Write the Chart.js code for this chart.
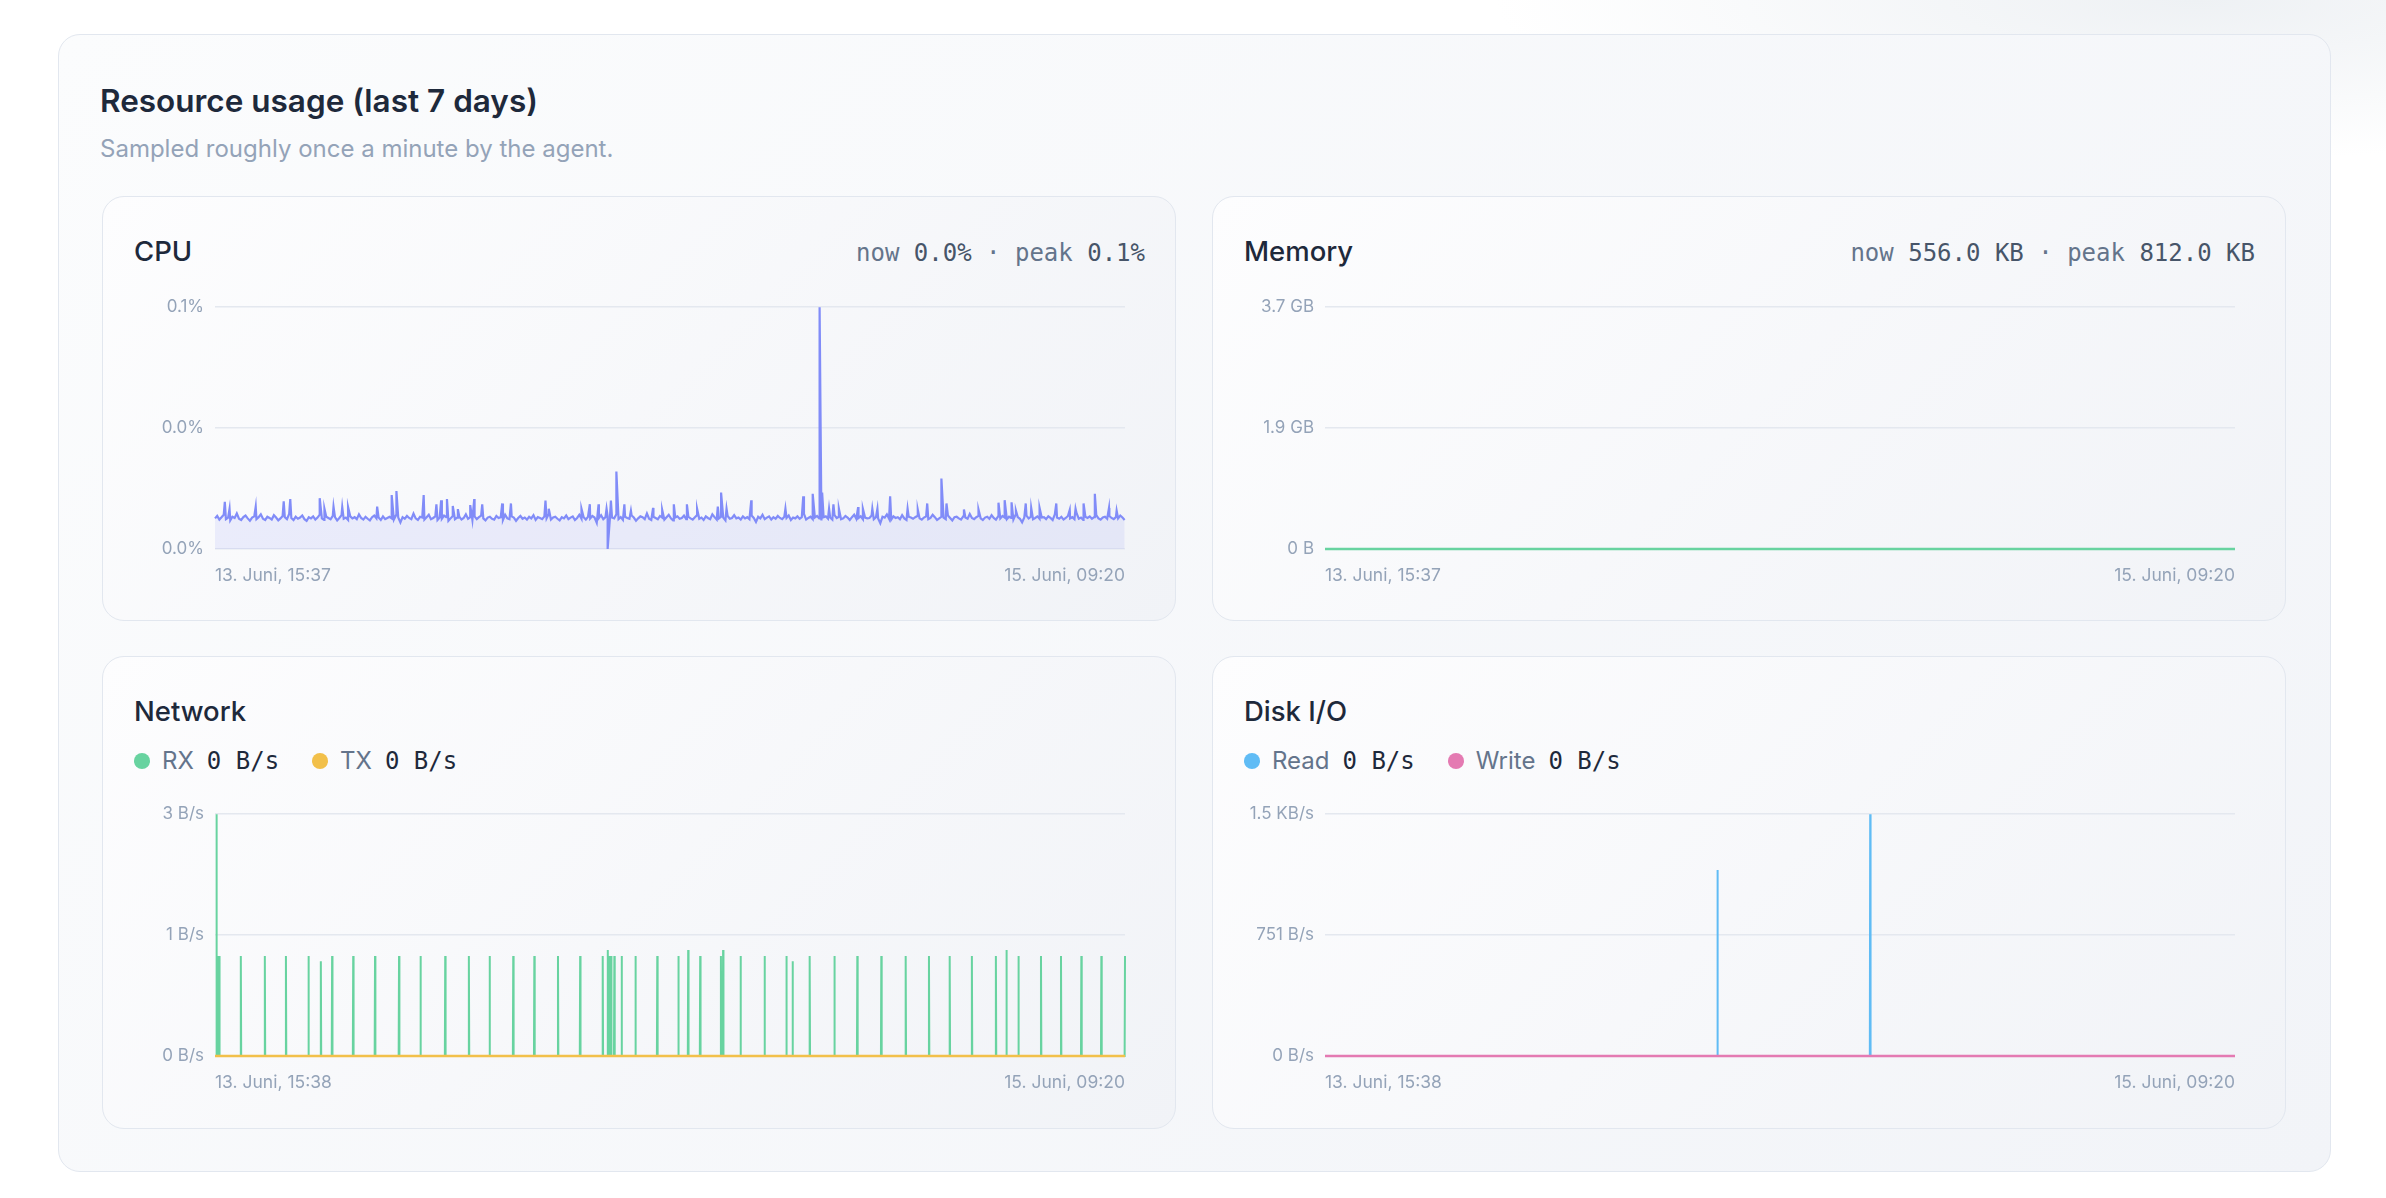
<!DOCTYPE html>
<html>
<head>
<meta charset="utf-8">
<script src="https://cdn.jsdelivr.net/npm/chart.js@4"></script>
<style>
  html, body { margin: 0; padding: 0; }
  body {
    width: 2386px; height: 1198px; position: relative; overflow: hidden;
    font-family: Inter, "Noto Sans", sans-serif;
    background: radial-gradient(ellipse 700px 160px at 92% 0%, #eef1f4 0%, rgba(255,255,255,0) 100%), #ffffff;
  }
  .card {
    position: absolute; left: 58px; top: 34px; width: 2273px; height: 1138px;
    box-sizing: border-box; border: 1.5px solid #e2e7ef; border-radius: 22px;
    background: linear-gradient(135deg, #fbfcfd 0%, #f2f4f8 100%);
  }
  .title { position: absolute; left: 100px; top: 82px; font-size: 31.5px; line-height: 38px; font-weight: 600; color: #1e293b; }
  .sub { position: absolute; left: 100px; top: 134px; font-size: 24px; line-height: 29px; color: #94a3b8; }
  .panel {
    position: absolute; width: 1074px; box-sizing: border-box;
    border: 1.5px solid #e2e7ef; border-radius: 22px;
    background: linear-gradient(135deg, #fdfdfe 0%, #f1f3f7 100%);
  }
  .head {
    position: absolute; left: 31px; right: 30px; top: 38px;
    display: flex; justify-content: space-between; align-items: baseline;
  }
  .name { font-size: 27.5px; line-height: 33px; font-weight: 500; color: #1e293b; }
  .stat { font-family: "DejaVu Sans Mono", monospace; font-size: 24px; color: #64748b; }
  .stat b { font-weight: 400; color: #475569; }
  .legend { position: absolute; left: 31px; top: 90px; display: flex; align-items: center; font-size: 24px; line-height: 28px; }
  .legend .item { display: flex; align-items: center; margin-right: 33px; }
  .dot { width: 16px; height: 16px; border-radius: 50%; margin-right: 12px; }
  .lbl { color: #64748b; }
  .val { font-family: "DejaVu Sans Mono", monospace; color: #1e293b; margin-left: 13px; }
  canvas { position: absolute; left: 31px; }
</style>
</head>
<body>
<div class="card"></div>
<div class="title">Resource usage (last 7 days)</div>
<div class="sub">Sampled roughly once a minute by the agent.</div>

<div class="panel" style="left:102px; top:196px; height:425px;">
  <div class="head"><span class="name">CPU</span><span class="stat">now <b>0.0%</b> · peak <b>0.1%</b></span></div>
  <canvas id="cpu" width="1011" height="306" style="top:89px"></canvas>
</div>

<div class="panel" style="left:1212px; top:196px; height:425px;">
  <div class="head"><span class="name">Memory</span><span class="stat">now <b>556.0 KB</b> · peak <b>812.0 KB</b></span></div>
  <canvas id="mem" width="1011" height="306" style="top:89px"></canvas>
</div>

<div class="panel" style="left:102px; top:656px; height:473px;">
  <div class="head"><span class="name">Network</span></div>
  <div class="legend">
    <span class="item"><span class="dot" style="background:#68d3a0"></span><span class="lbl">RX</span><span class="val">0 B/s</span></span>
    <span class="item"><span class="dot" style="background:#f2c04a"></span><span class="lbl">TX</span><span class="val">0 B/s</span></span>
  </div>
  <canvas id="net" width="1011" height="306" style="top:136px"></canvas>
</div>

<div class="panel" style="left:1212px; top:656px; height:473px;">
  <div class="head"><span class="name">Disk I/O</span></div>
  <div class="legend">
    <span class="item"><span class="dot" style="background:#60bcf5"></span><span class="lbl">Read</span><span class="val">0 B/s</span></span>
    <span class="item"><span class="dot" style="background:#e47ab2"></span><span class="lbl">Write</span><span class="val">0 B/s</span></span>
  </div>
  <canvas id="disk" width="1011" height="306" style="top:136px"></canvas>
</div>

<script>
// time axis is minutes since the first sample
const cpuSpanMin = 2503;   // 13. Juni 15:37 -> 15. Juni 09:20
const ioSpanMin = 2502;    // 13. Juni 15:38 -> 15. Juni 09:20
const cpuXLabels = ['13. Juni, 15:37', '15. Juni, 09:20'];
const ioXLabels = ['13. Juni, 15:38', '15. Juni, 09:20'];

// cpu in units of 0.0001 %, one sample every 6 minutes
const cpuStep = 6;
const cpuNoise = [
  76,82,73,79,85,74,78,71,80,77,88,75,72,79,83,76,70,78,81,74,
  79,86,75,72,80,77,73,84,78,71,76,82,79,74,87,77,72,80,75,78,
  83,74,70,79,76,81,73,78,85,76,72,80,77,74,82,79,71,77,84,75,
  78,72,81,76,79,74,86,77,73,80,75,71,79,83,76,78,72,81,74,77,
  80,76,73,84,78,66,79,75,82,77,74,88,76,72,80,78,73,79,85,74,
  77,81,72,78,75,83,79,70,76,82,74,78,80,73,77,86,75,79,72,81,
  74,79,83,76,71,78,80,75,73,82,77,79,72,85,76,74,81,78,70,77,
  82,75,78,73,80,76,84,72,79,77,74,81,76,87,73,78,80,75,71,79,
  76,83,74,78,81,72,77,85,75,79,73,80,76,82,78,65,77,84,74,79,
  81,73,78,76,86,74,79,72,80,77,75,83,78,70,76,81,79,74,88,75,
  72,80,77,74,82,78,73,79,85,76,71,78,81,75,77,83,74,80,76,73,
  79,84,75,78,72,81,77,74,86,79,73,76,80,78,71,82,75,77,84,76,
  78,73,81,76,79,74,83,77,67,80,76,85,74,78,81,73,79,75,82,77,
  74,80,77,83,72,78,76,81,75,79,87,73,77,80,74,78,82,76,71,79,
  81,75,78,73,84,77,80,74,76,82,78,72,79,85,75,77,81,74,78,76,
  77,83,74,79,76,64,80,78,86,75,73,81,77,79,74,84,76,72,80,78,
  75,79,82,76,73,78,81,74,77,85,79,72,76,80,78,74,83,77,71,79,
  80,76,73,81,78,75,87,77,74,79,82,76,72,78,80,75,84,77,73,81,
  76,82,78,74,80,77,73,85,79,75,66,78,83,76,80,74,77,81,75,78,
  79,74,81,77,72,86,78,75,80,73,77,82,76,79,74,88,75,78,72,80,
  77,81,75,79,84,76,73,78,80,75,82,77,74,79,76,83,78,72
];
const cpuSpikeAt = [
  27, 40, 112, 189, 207, 288, 301, 326, 350, 366, 446, 486, 499, 574, 609, 622, 638, 654, 668,
  702, 713, 735, 790, 814, 909, 918, 1008, 1031, 1055, 1077, 1080, 1089, 1104, 1126, 1144,
  1205, 1230, 1262, 1298, 1326, 1383, 1392, 1407, 1475, 1569, 1618, 1644, 1663, 1670, 1689,
  1701, 1716, 1769, 1782, 1808, 1822, 1857, 1905, 1933, 1959, 1998, 2012, 2060, 2100, 2155,
  2172, 2191, 2203, 2230, 2245, 2268, 2314, 2351, 2367, 2389, 2420, 2459, 2480
];
const cpuSpikeVal = [
  117, 100, 105, 118, 124, 126, 100, 105, 104, 104, 105, 134, 144, 134, 111, 121, 124, 107, 99,
  109, 124, 111, 113, 113, 120, 100, 100, 111, 111, 100, 0, 120, 192, 111, 95,
  102, 97, 111, 111, 100, 105, 140, 100, 121, 100, 131, 137, 600, 140, 100,
  111, 100, 104, 100, 100, 100, 131, 100, 98, 113, 175, 113, 98, 98, 115,
  121, 116, 95, 113, 102, 102, 113, 97, 100, 113, 137, 102, 95
];
const cpuMax = 600;
const cpuYLabels = ['0.0%', '0.0%', '0.1%'];

// memory in KB, evenly spread over the window
const memKB = [612, 598, 640, 575, 590, 812, 604, 566, 580, 622, 571, 588, 596, 560, 574, 602, 585, 569, 593, 578, 562, 581, 570, 556];
const memMaxKB = 3.72 * 1024 * 1024;
const memYLabels = ['0 B', '1.9 GB', '3.7 GB'];

// network in B/s, idle except for short bursts
const rxAt = [
  4, 8, 12, 71, 137, 195, 257, 291, 322, 380, 440, 506, 565, 633, 698, 755, 820, 878, 943,
  1004, 1066, 1080, 1085, 1089, 1098, 1118, 1156, 1216, 1274, 1301, 1334, 1391, 1397, 1445,
  1511, 1571, 1588, 1635, 1703, 1766, 1832, 1899, 1963, 2020, 2081, 2147, 2176, 2209, 2271,
  2326, 2382, 2437, 2502
];
const rxVal = [
  2.83, 1.17, 1.17, 1.17, 1.17, 1.17, 1.17, 1.11, 1.17, 1.17, 1.17, 1.17, 1.17, 1.17, 1.17, 1.17, 1.17, 1.17, 1.17,
  1.17, 1.17, 1.24, 1.17, 1.17, 1.17, 1.17, 1.17, 1.17, 1.17, 1.24, 1.17, 1.17, 1.24, 1.17,
  1.17, 1.17, 1.11, 1.17, 1.17, 1.17, 1.17, 1.17, 1.17, 1.17, 1.17, 1.17, 1.24, 1.17, 1.17,
  1.17, 1.17, 1.17, 1.17
];
const txBps = [0, 0, 0, 0, 0, 0, 0, 0];
const netMax = 2.83;
const netYLabels = ['0 B/s', '1 B/s', '3 B/s'];

// disk in B/s
const readAt = [1079, 1499];
const readVal = [1155, 1502];
const writeBps = [0, 0, 0, 0, 0, 0, 0, 0];
const diskMax = 1502;
const diskYLabels = ['0 B/s', '751 B/s', '1.5 KB/s'];

Chart.defaults.font.family = 'Inter';

// evenly spaced samples -> {x, y}
function spread(values, span) {
  return values.map((v, i) => ({ x: i * span / (values.length - 1), y: v }));
}

// isolated bursts on an otherwise zero line
function bursts(at, vals, span) {
  const pts = [{ x: 0, y: 0 }];
  at.forEach((m, i) => {
    if (m > 0) pts.push({ x: m - 1, y: 0 });
    pts.push({ x: m, y: vals[i] });
    if (m < span) pts.push({ x: m + 1, y: 0 });
  });
  if (at[at.length - 1] < span) pts.push({ x: span, y: 0 });
  return pts.sort((a, b) => a.x - b.x);
}

function lineChart(id, datasets, xMax, xLabels, yMax, yLabels) {
  datasets.forEach(ds => { ds.clip = false; });
  return new Chart(document.getElementById(id), {
    type: 'line',
    data: { datasets: datasets },
    options: {
      responsive: false,
      animation: false,
      layout: { padding: { top: 16, right: 20, left: 0, bottom: 0 } },
      plugins: { legend: { display: false }, tooltip: { enabled: false } },
      elements: { point: { radius: 0 }, line: { borderWidth: 2, tension: 0 } },
      scales: {
        x: {
          type: 'linear', min: 0, max: xMax,
          grid: { display: false, drawTicks: false },
          border: { display: false },
          afterBuildTicks: ax => { ax.ticks = [{ value: 0 }, { value: xMax }]; },
          afterFit: ax => { ax.height = 43; },
          ticks: {
            align: 'inner', maxRotation: 0, autoSkip: false, padding: 16,
            color: '#94a3b8', font: { size: 17.5 },
            callback: (v, i) => xLabels[i]
          }
        },
        y: {
          min: 0, max: yMax,
          grid: { color: '#e4e8ef', lineWidth: 1.5, drawTicks: false },
          border: { display: false },
          afterBuildTicks: ax => { ax.ticks = [0, yMax / 2, yMax].map(v => ({ value: v })); },
          afterFit: ax => { ax.width = 81; },
          ticks: {
            padding: 11, color: '#94a3b8', font: { size: 17 },
            callback: (v, i) => yLabels[i]
          }
        }
      }
    }
  });
}

const cpuPoints = cpuNoise.map((v, i) => ({ x: i * cpuStep, y: v }))
  .concat(cpuSpikeAt.map((m, i) => ({ x: m, y: cpuSpikeVal[i] })))
  .sort((a, b) => a.x - b.x);

lineChart('cpu', [{
  data: cpuPoints, borderColor: '#818cf8', borderWidth: 2.2,
  backgroundColor: 'rgba(129,140,248,0.12)', fill: 'origin'
}], cpuSpanMin, cpuXLabels, cpuMax, cpuYLabels);

lineChart('mem', [{
  data: spread(memKB, cpuSpanMin), borderColor: '#68d3a0', borderWidth: 2.5
}], cpuSpanMin, cpuXLabels, memMaxKB, memYLabels);

lineChart('net', [
  { data: spread(txBps, ioSpanMin), borderColor: '#f2c04a', borderWidth: 2.5 },
  { data: bursts(rxAt, rxVal, ioSpanMin), borderColor: '#68d3a0' }
], ioSpanMin, ioXLabels, netMax, netYLabels);

lineChart('disk', [
  { data: spread(writeBps, ioSpanMin), borderColor: '#e47ab2', borderWidth: 2.5 },
  { data: bursts(readAt, readVal, ioSpanMin), borderColor: '#60bcf5' }
], ioSpanMin, ioXLabels, diskMax, diskYLabels);
</script>
</body>
</html>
* * *
Exercise details: Leave the pictures out and reproduce exactly the lines from the top of the listing above through the line with "by the agent.</div>".

Task solution:
Write the Chart.js code for this chart.
<!DOCTYPE html>
<html>
<head>
<meta charset="utf-8">
<script src="https://cdn.jsdelivr.net/npm/chart.js@4"></script>
<style>
  html, body { margin: 0; padding: 0; }
  body {
    width: 2386px; height: 1198px; position: relative; overflow: hidden;
    font-family: Inter, "Noto Sans", sans-serif;
    background: radial-gradient(ellipse 700px 160px at 92% 0%, #eef1f4 0%, rgba(255,255,255,0) 100%), #ffffff;
  }
  .card {
    position: absolute; left: 58px; top: 34px; width: 2273px; height: 1138px;
    box-sizing: border-box; border: 1.5px solid #e2e7ef; border-radius: 22px;
    background: linear-gradient(135deg, #fbfcfd 0%, #f2f4f8 100%);
  }
  .title { position: absolute; left: 100px; top: 82px; font-size: 31.5px; line-height: 38px; font-weight: 600; color: #1e293b; }
  .sub { position: absolute; left: 100px; top: 134px; font-size: 24px; line-height: 29px; color: #94a3b8; }
  .panel {
    position: absolute; width: 1074px; box-sizing: border-box;
    border: 1.5px solid #e2e7ef; border-radius: 22px;
    background: linear-gradient(135deg, #fdfdfe 0%, #f1f3f7 100%);
  }
  .head {
    position: absolute; left: 31px; right: 30px; top: 38px;
    display: flex; justify-content: space-between; align-items: baseline;
  }
  .name { font-size: 27.5px; line-height: 33px; font-weight: 500; color: #1e293b; }
  .stat { font-family: "DejaVu Sans Mono", monospace; font-size: 24px; color: #64748b; }
  .stat b { font-weight: 400; color: #475569; }
  .legend { position: absolute; left: 31px; top: 90px; display: flex; align-items: center; font-size: 24px; line-height: 28px; }
  .legend .item { display: flex; align-items: center; margin-right: 33px; }
  .dot { width: 16px; height: 16px; border-radius: 50%; margin-right: 12px; }
  .lbl { color: #64748b; }
  .val { font-family: "DejaVu Sans Mono", monospace; color: #1e293b; margin-left: 13px; }
  canvas { position: absolute; left: 31px; }
</style>
</head>
<body>
<div class="card"></div>
<div class="title">Resource usage (last 7 days)</div>
<div class="sub">Sampled roughly once a minute by the agent.</div>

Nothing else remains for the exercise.